Il punto di situazione è presto fatto. Se non si è controllato il flusso delle vendite di certe apparecchiature (vista la loro “delicatezza” ci sarebbe da immaginare una non poi così fantasiosa equiparazione alle “armi” che notoriamente sono soggette a specifici regimi), è venuto forse il momento di procedere ad una sorta di inventario per sapere quante e cosa sono, nonché dove e cosa fanno.

Tale ricognizione permette di avviare una serie di considerazioni sul rapporto di “dipendenza” da quelle dotazioni e sulle possibilità/modalità di sostituzione con altre tecnologie eventualmente maggiormente garantite.

Ben coscienti che i produttori di apparati ad altissime prestazioni con prezzi contenuti non piacciono alla concorrenza e non per questo debbano essere aprioristicamente messi al bando, deve essere eseguito uno studio serio e ponderato per capire se tali aziende sono effettivamente legate a governi stranieri o alla loro intelligence o macchina della Difesa (che ovviamente possono avere interessi e influenze non coincidenti con quelli del Paese di installazione).

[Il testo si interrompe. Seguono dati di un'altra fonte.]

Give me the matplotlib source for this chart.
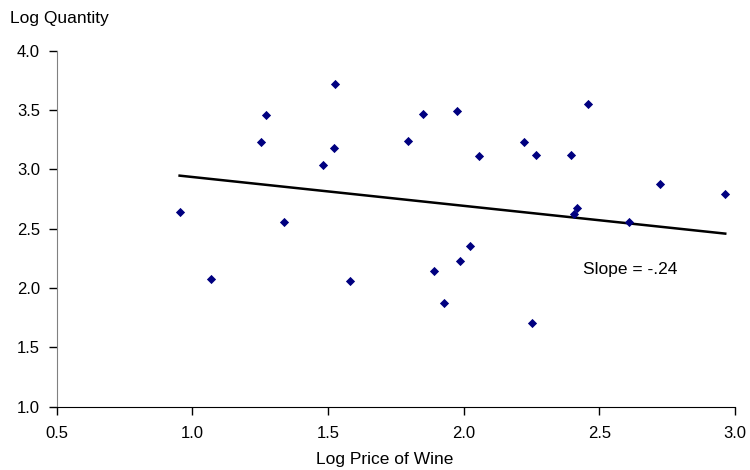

Varrà la pena di domandarsi, magari senza urgenza, quali motivazioni abbiano spinto le società TLC ad acquistare da questo o quell’interlocutore nella consapevolezza dei possibili rischi cui potevano esporre un’utenza fatta non solo di consumatori qualunque.

Il percorso si allunga e la meta sembra allontanarsi man mano che si prendono appunti sul da farsi.

A fronte delle tante domande ed ipotesi snocciolate nelle righe precedenti è lecito aspettarsi qualche risposta. Se non al pubblico indiscriminato, almeno a chi deve decidere e farlo presto.